In his preliminary written report on the findings of his mission to Afghanistan, Alston did not go into further details on the identity of these forces, but he noted “credible information” that foreign intelligence operatives were working together with armed Afghans, under a command structure that he had found it impossible to identify.

A source in the UN with direct knowledge of the Alston mission, who spoke on condition of anonymity, told IWPR that some of the evidence underpinning the special rapporteur’s remarks was provided by our reporters in Helmand

In December 2007, IWPR published a story, Foreign Troops Accused in Helmand Raid Massacre, which reported eyewitness accounts of a raid on the village of Toube in Garmseer district. Witnesses said foreign soldiers accompanied by Afghan combatants landed in a remote village late one October night, because they had been informed, erroneously, that two high-level Taleban targets were living there.

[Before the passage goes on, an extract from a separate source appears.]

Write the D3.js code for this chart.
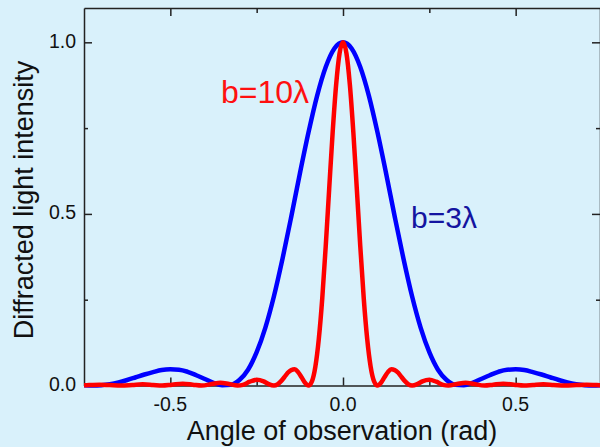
<!DOCTYPE html>
<html>
<head>
<meta charset="utf-8">
<script src="https://cdn.jsdelivr.net/npm/d3@7"></script>
<style>
    html, body { margin: 0; padding: 0; background: #d9f1fb; }
    svg { display: block; font-family: "Liberation Sans", Arial, sans-serif; }
</style>
</head>
<body>
<svg id="chart" width="600" height="447"></svg>
<script>
/*
    Diffraction pattern of a single slit, two slit widths
*/

// angles (rad)
const anglesWide = [
    -0.75, -0.735, -0.705, -0.675, -0.643, -0.61, -0.58, -0.55, -0.524, -0.495, -0.464, -0.435, -0.41,
    -0.38, -0.355, -0.33, -0.305, -0.29, -0.27, -0.25, -0.23, -0.215,
    -0.2, -0.19, -0.18, -0.17, -0.16, -0.15, -0.14, -0.13, -0.12, -0.11,
    -0.1, -0.09, -0.08, -0.07, -0.06, -0.05, -0.04, -0.03, -0.02, -0.01,
    0,
    0.01, 0.02, 0.03, 0.04, 0.05, 0.06, 0.07, 0.08, 0.09, 0.1,
    0.11, 0.12, 0.13, 0.14, 0.15, 0.16, 0.17, 0.18, 0.19, 0.2,
    0.215, 0.23, 0.25, 0.27, 0.29, 0.305, 0.33, 0.355, 0.38,
    0.41, 0.435, 0.464, 0.495, 0.524, 0.55, 0.58, 0.61, 0.643, 0.675, 0.705, 0.735, 0.75
];
// b = 10 lambda
const intensityWide = [
    0.0007, 0.0012, 0.0024, 0.0012, 0, 0.0017, 0.0034, 0.0017, 0, 0.0025, 0.005, 0.0025, 0,
    0.0042, 0.0083, 0.0044, 0, 0.002, 0.011, 0.0165, 0.012, 0.004,
    0, 0.003, 0.012, 0.024, 0.037, 0.045, 0.047, 0.039, 0.024, 0.008,
    0, 0.012, 0.055, 0.136, 0.255, 0.406, 0.573, 0.737, 0.875, 0.968,
    1,
    0.968, 0.875, 0.737, 0.573, 0.406, 0.255, 0.136, 0.055, 0.012, 0,
    0.008, 0.024, 0.039, 0.047, 0.045, 0.037, 0.024, 0.012, 0.003, 0,
    0.004, 0.012, 0.0165, 0.011, 0.002, 0, 0.0044, 0.0083, 0.0042,
    0, 0.0025, 0.005, 0.0025, 0, 0.0017, 0.0034, 0.0017, 0, 0.0012, 0.0024, 0.0012, 0.0007
];

const anglesNarrow = [
    -0.75, -0.725, -0.7, -0.675, -0.65, -0.625, -0.6, -0.575, -0.55, -0.525, -0.5,
    -0.475, -0.45, -0.425, -0.4, -0.375, -0.35, -0.325, -0.3, -0.275, -0.25,
    -0.225, -0.2, -0.175, -0.15, -0.125, -0.1, -0.075, -0.05, -0.025,
    0,
    0.025, 0.05, 0.075, 0.1, 0.125, 0.15, 0.175, 0.2, 0.225, 0.25,
    0.275, 0.3, 0.325, 0.35, 0.375, 0.4, 0.425, 0.45, 0.475, 0.5,
    0.525, 0.55, 0.575, 0.6, 0.625, 0.65, 0.675, 0.7, 0.725, 0.75
];
// b = 3 lambda
const intensityNarrow = [
    0.001, 0, 0.001, 0.004, 0.009, 0.016, 0.024, 0.032, 0.039, 0.045, 0.047,
    0.046, 0.04, 0.03, 0.019, 0.008, 0.001, 0.002, 0.016, 0.046, 0.097,
    0.168, 0.26, 0.37, 0.491, 0.617, 0.737, 0.844, 0.928, 0.982,
    1,
    0.982, 0.928, 0.844, 0.737, 0.617, 0.491, 0.37, 0.26, 0.168, 0.097,
    0.046, 0.016, 0.002, 0.001, 0.008, 0.019, 0.03, 0.04, 0.046, 0.047,
    0.045, 0.039, 0.032, 0.024, 0.016, 0.009, 0.004, 0.001, 0, 0.001
];

const xMajorTicks = [-0.5, 0, 0.5];
const xMinorTicks = [-0.25, 0.25];
const yMajorTicks = [0, 0.5, 1.0];
const yMinorTicks = [0.25, 0.75];

const margin = { left: 84, right: 602, top: 8, bottom: 385.5 };

const svg = d3.select("#chart");

svg.append("rect")
    .attr("width", 600)
    .attr("height", 447)
    .attr("fill", "#d9f1fb");

const x = d3.scaleLinear().domain([-0.75, 0.75]).range([margin.left, margin.right]);
const y = d3.scaleLinear().domain([0, 1.1]).range([margin.bottom, margin.top]);

svg.append("defs")
    .append("clipPath")
    .attr("id", "plot-clip")
    .append("rect")
    .attr("x", margin.left)
    .attr("y", margin.top - 5)
    .attr("width", margin.right - margin.left)
    .attr("height", margin.bottom - margin.top + 10);

// Axes: ticks point inwards on all four sides
const axisColor = "#222";

function addAxis(axis, transform, size) {
    const g = svg.append("g").attr("transform", transform).call(axis.tickSize(size).tickSizeOuter(0));
    g.select(".domain").attr("stroke", axisColor).attr("stroke-width", 1.5);
    g.selectAll(".tick line").attr("stroke", axisColor).attr("stroke-width", 1.5);
    g.selectAll(".tick text").remove();
    return g;
}

// bottom
addAxis(d3.axisTop(x).tickValues(xMajorTicks), `translate(0,${margin.bottom})`, 8);
addAxis(d3.axisTop(x).tickValues(xMinorTicks), `translate(0,${margin.bottom})`, 5).select(".domain").remove();
// top
addAxis(d3.axisBottom(x).tickValues(xMajorTicks), `translate(0,${margin.top})`, 8);
addAxis(d3.axisBottom(x).tickValues(xMinorTicks), `translate(0,${margin.top})`, 5).select(".domain").remove();
// left
addAxis(d3.axisRight(y).tickValues(yMajorTicks), `translate(${margin.left},0)`, 8);
addAxis(d3.axisRight(y).tickValues(yMinorTicks), `translate(${margin.left},0)`, 4).select(".domain").remove();
// right
addAxis(d3.axisLeft(y).tickValues(yMajorTicks), `translate(${margin.right - 2},0)`, 8);
addAxis(d3.axisLeft(y).tickValues(yMinorTicks), `translate(${margin.right - 2},0)`, 4).select(".domain").remove();

// Tick labels
svg.append("g")
    .selectAll("text")
    .data(xMajorTicks)
    .enter()
    .append("text")
    .attr("x", d => x(d))
    .attr("y", 411)
    .attr("text-anchor", "middle")
    .attr("font-size", "19.5px")
    .attr("fill", "#111")
    .text(d => d3.format(".1f")(d).replace("−", "-"));

svg.append("g")
    .selectAll("text")
    .data(yMajorTicks)
    .enter()
    .append("text")
    .attr("x", margin.left - 8)
    .attr("y", d => y(d) + 5.5)
    .attr("text-anchor", "end")
    .attr("font-size", "19.5px")
    .attr("fill", "#111")
    .text(d => d3.format(".1f")(d));

// Axis titles
svg.append("text")
    .attr("x", 342)
    .attr("y", 440)
    .attr("text-anchor", "middle")
    .attr("font-size", "27px")
    .attr("fill", "#111")
    .text("Angle of observation (rad)");

svg.append("text")
    .attr("transform", "translate(33,200) rotate(-90)")
    .attr("text-anchor", "middle")
    .attr("font-size", "27px")
    .attr("fill", "#111")
    .text("Diffracted light intensity");

// Curves
const line = d3.line().curve(d3.curveMonotoneX);
const plot = svg.append("g").attr("clip-path", "url(#plot-clip)");

plot.append("path")
    .attr("d", line(anglesNarrow.map((a, i) => [x(a), y(intensityNarrow[i])])))
    .attr("fill", "none")
    .attr("stroke", "#0000ff")
    .attr("stroke-width", 4.5)
    .attr("stroke-linejoin", "round");

plot.append("path")
    .attr("d", line(anglesWide.map((a, i) => [x(a), y(intensityWide[i])])))
    .attr("fill", "none")
    .attr("stroke", "#ff0000")
    .attr("stroke-width", 4.5)
    .attr("stroke-linejoin", "round");

// Curve labels
svg.append("text")
    .attr("x", 221)
    .attr("y", 103)
    .attr("font-size", "32px")
    .attr("fill", "#ff1010")
    .text("b=10λ");

svg.append("text")
    .attr("x", 411)
    .attr("y", 228)
    .attr("font-size", "30px")
    .attr("fill", "#1414a0")
    .text("b=3λ");
</script>
</body>
</html>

Residents alleged that the soldiers broke down doors, shot a number of people including children in their beds, and in one house slit the throats of two brothers, one of whom survived.

After careful consideration and fact-checking, IWPR decided to publish the story, which created a stir in Afghanistan. The diligence with which the Afghan journalists conducted their reporting persuaded several international organisations to launch inquiries into the case; other media also pursued the story.

Military sources told IWPR they were aware an operation took in Garmseer around the time of the alleged abuses, and were investigating the claims.

One of the problems with investigating the Garmseer raid, which sets it apart from many other cases where international troops are accused of causing civilian casualties in Afghanistan, is the question of command responsibility. Whatever unit may have been involved in the Garmseer raid, it does not appear to come under the regular troops deployed by either the Coalition (the US-led force deployed in southern Afghanistan) or by NATO’s International Security Assistance Force.

Alston’s report touched on this issue of accountability, noting, “There have been a number of raids for which no state or military command appears ready to acknowledge responsibility.”